Wrap the inner workflow in a task and let the outer runtime treat it as an opaque node:

from molexp.workflow import workflow, Task, TaskContext, WorkflowBuilder

# Inner pipeline
inner_wf = workflow(name="preprocess")

@inner_wf.task
async def normalize(ctx: TaskContext) -> list[float]:
    return [x / max(ctx.inputs) for x in ctx.inputs]

inner_spec = inner_wf.build()

# Outer pipeline that delegates to the inner one
class Preprocess(Task):
    def __init__(self, spec):
        self._spec = spec
    async def execute(self, ctx: TaskContext) -> list[float]:
        result = await self._spec.execute(run=ctx.run_context.run if ctx.run_context else None)
        return result.outputs["normalize"]

outer = (
    WorkflowBuilder(name="train")
    .add(Preprocess(inner_spec), name="preprocess")
    .add(Train(), depends_on=["preprocess"])
    .build()
)

The outer workflow sees preprocess as a single task; the inner workflow gets its own topology and its own compile-time validation. Caching, parallelism, and cancellation apply independently at each level.

Pattern 2: Share task classes across builders

Since tasks are plain classes that satisfy the Runnable protocol, the same class can appear in multiple workflows:

class Fetch(Task):
    async def execute(self, ctx: TaskContext) -> dict: ...

class Clean(Task):
    async def execute(self, ctx: TaskContext) -> dict: ...

baseline = (
    WorkflowBuilder(name="baseline")
    .add(Fetch())
    .add(Clean(), depends_on=["fetch"])
    .build()
)

augmented = (
    WorkflowBuilder(name="augmented")
    .add(Fetch())
    .add(Clean(), depends_on=["fetch"])
    .add(Augment(), depends_on=["clean"])
    .build()
)

Each builder produces a distinct Workflow with its own workflow_id; the shared classes keep the code base DRY without introducing runtime coupling.

Pattern 3: Factor a builder helper

For larger shared fragments, factor out a helper that mutates a builder:

def with_preprocessing(builder: WorkflowBuilder) -> WorkflowBuilder:
    return (
        builder
        .add(Fetch())
        .add(Clean(), depends_on=["fetch"])
        .add(Normalize(), depends_on=["clean"])
    )

train = with_preprocessing(WorkflowBuilder(name="train")).add(Train(), depends_on=["normalize"]).build()
eval_ = with_preprocessing(WorkflowBuilder(name="eval")).add(Evaluate(), depends_on=["normalize"]).build()

This is the most lightweight way to reuse a DAG fragment; you stay inside the plain DSL and don't pay any wrapper overhead.

Cases That May Require a True Subworkflow Type

If you find yourself:

  • wanting a single shared cache entry for a reusable fragment across workflows, or
  • needing to replay the inner graph independently from the outer one,

open an issue describing the workload.

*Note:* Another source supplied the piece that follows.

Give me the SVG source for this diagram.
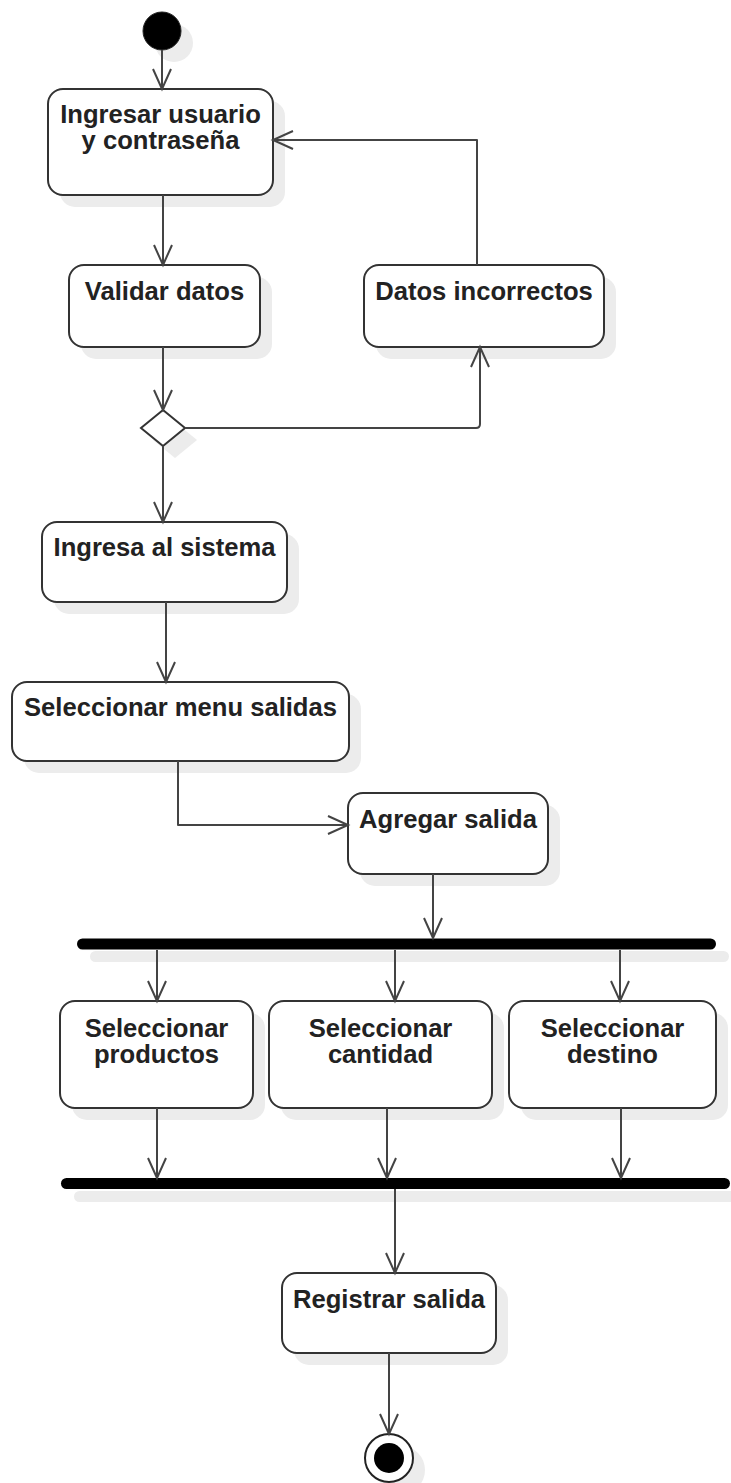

The current runtime handles every practical case we have encountered through the three patterns above; a formal SubWorkflow type would be added only if there's a concrete caching / observability need it solves.

Runnable Example

examples/workflow/subworkflows.py wraps an inner preprocess spec inside an outer training workflow — the "Pattern 1" shape above.